25 years ago today, a judge ruled that heavy-metal trendsetters Judas Priest were not liable for the deaths of two young men who cited the band's music as the reason they killed themselves, reports Kory Grow for RollingStone.com. One day in December 1985, the men — Raymond Belknap, then 18, and James Vance, 20 — had spent six hours drinking, smoking marijuana and listening to the metal band's Stained Class album, after which each man took a shotgun and shot himself. Belknap died instantly, but Vance lived, sustaining serious injuries that left him disfigured; he died three years later.

Before his death, Vance and his parents sued the band and their label at the time, CBS Records, for $6.2 million in damages. They claimed that Judas Priest had hidden subliminal messages like "try suicide," "do it" and "let's be dead" in their cover of Spooky Tooth's "Better by You, Better Than Me," influencing Vance and Belknap to form a suicide pact. The suit went to trial in July, 1990, and the prosecution played the song forward, backward and sped up in an attempt to prove the group had brainwashed these two young men into killing themselves.

The group's frontman, Rob Halford, testified in court that the supposed "backward masking" in the tune was the sound of him exhaling while singing. The band's attorneys also drew attention to Vance and Belknap's troubled childhoods and substance-abuse problems. The judge ultimately decided that the group was not responsible.
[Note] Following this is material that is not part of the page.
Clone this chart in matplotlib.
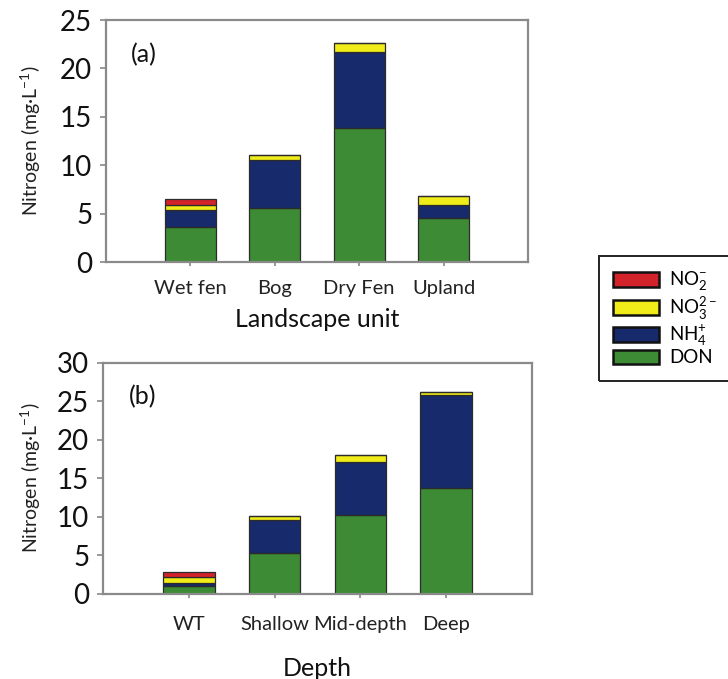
import numpy as np
import matplotlib
matplotlib.use("Agg")
import matplotlib.pyplot as plt
from matplotlib.patches import Patch, Rectangle

plt.rcParams["font.family"] = ["Lato", "DejaVu Sans"]
plt.rcParams["mathtext.fontset"] = "custom"
plt.rcParams["mathtext.rm"] = "Lato"

# panel (a): landscape units
units = ["Wet fen", "Bog", "Dry Fen", "Upland"]
don_a = [3.6, 5.6, 13.8, 4.5]
nh4_a = [1.8, 4.9, 7.9, 1.4]
no3_a = [0.5, 0.6, 0.9, 0.9]
no2_a = [0.6, 0.0, 0.0, 0.0]

# panel (b): depth
depths = ["WT", "Shallow", "Mid-depth", "Deep"]
don_b = [1.1, 5.3, 10.3, 13.8]
nh4_b = [0.3, 4.3, 6.8, 12.0]
no3_b = [0.85, 0.5, 0.95, 0.4]
no2_b = [0.55, 0.0, 0.0, 0.0]

species = ["NO$_2^{-}$", "NO$_3^{2-}$", "NH$_4^{+}$", "DON"]
colors = {"DON": "#3d8c35", "NH4": "#172a6c", "NO3": "#f0ec1a", "NO2": "#d2232a"}

fig = plt.figure(figsize=(7.28, 6.79), dpi=100)
ax_a = fig.add_axes([0.1456, 0.6141, 0.5797, 0.3564])
ax_b = fig.add_axes([0.1415, 0.1252, 0.5893, 0.3409])


def stacked(ax, labels, don, nh4, no3, no2, ymax, xlab, tag):
    x = np.arange(1, len(labels) + 1)
    bottom = np.zeros(len(labels))
    for vals, key in [(don, "DON"), (nh4, "NH4"), (no3, "NO3"), (no2, "NO2")]:
        vals = np.array(vals)
        ax.bar(x, vals, width=0.6, bottom=bottom, color=colors[key],
               edgecolor="#2b2b2b", linewidth=0.9)
        bottom = bottom + vals
    ax.set_xlim(0, 5)
    ax.set_ylim(0, ymax)
    ax.set_yticks(np.arange(0, ymax + 1, 5))
    ax.set_xticks(x)
    ax.set_xticklabels(labels, fontsize=14.5, color="#222222")
    ax.tick_params(axis="y", labelsize=20, length=4, width=1.2, color="#888888",
                   pad=6, labelcolor="#111111")
    ax.tick_params(axis="x", length=3, width=1.2, color="#888888", pad=10)
    for s in ax.spines.values():
        s.set_color("#8a8a8a")
        s.set_linewidth(1.6)
    ax.set_ylabel("Nitrogen (mg·L$^{-1}$)", fontsize=14, color="#222222", labelpad=12)
    ax.set_xlabel(xlab, fontsize=18, color="#111111", labelpad=8)
    ax.text(0.06, 0.905, tag, transform=ax.transAxes, fontsize=18,
            va="top", ha="left", color="#111111")


stacked(ax_a, units, don_a, nh4_a, no3_a, no2_a, 25, "Landscape unit", "(a)")
stacked(ax_b, depths, don_b, nh4_b, no3_b, no2_b, 30, "Depth", "(b)")
ax_b.tick_params(axis="x", pad=13)
ax_b.xaxis.labelpad = 17
ax_b.yaxis.labelpad = 10

# legend box runs off the right edge of the figure
fig.patches.append(Rectangle((599 / 728, 1 - 381 / 679), 140 / 728, 125 / 679,
                             transform=fig.transFigure, fill=False,
                             edgecolor="#222222", linewidth=1.4))
handles = [Patch(facecolor=colors[k], edgecolor="#111111", linewidth=1.8)
           for k in ["NO2", "NO3", "NH4", "DON"]]
leg = fig.legend(handles, species, loc="upper left",
                 bbox_to_anchor=(613 / 728, 1 - 270 / 679),
                 frameon=False, fontsize=13.5,
                 handlelength=2.45, handleheight=0.8, handletextpad=0.55,
                 labelspacing=0.05, borderpad=0, borderaxespad=0)

fig.savefig("out.png", dpi=100)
Below, Halford took some time to reflect on what was a landmark case in recorded music before he and the rest of Judas Priest readied themselves for a US tour this October.

“It feels like it was just yesterday, because it's such a strong memory. I remember walking up the steps every day at the courthouse in Reno, and feeling the incredible fan support that we had every day. All the local metalheads were there, chanting and holding up signs calling for us to be exonerated. And then there was just the tension and the sadness in the courthouse, because at the heart of the matter were these two guys that lost their lives tragically. These two boys were massive Priest fans, and that made it even more heart-wrenching that this terrible combination of the night and the drugs and the booze and their state of mind turned into something quite terrible.

“The case was very interesting, since it was about subliminal messages, plain and simple, and what they have the potential to do or not do. One of the first instances of the so-called "backward masking" I'd heard of was in Led Zeppelin songs. But in that case, it wasn't subliminal, it was allegedly audible. And weren't the Beatles accused of doing something like that?

“Either way, my interpretation of subliminal messages as we presented it was how in the old days you'd go to a movie and someone would insert a frame of film that suggested you buy popcorn. But even then, it was real and it was physical, because you could take that frame and go, "Look, there it is." You can't do that with words, because you have to actually hear them. And then if you can hear them, then how can they be subliminal or subconscious, like in a dream?

“It's a very, very intriguing subject matter, built in psychology. But I haven't got a clue. I'm just a fucking singer in a heavy-metal band. We were baffled by some of the things that were coming out in the courtroom.

“The trial shook us up, because it came from a country that we love dearly. We've always had this fantastic relationship with America. To come from a place that we love so much was a shock.”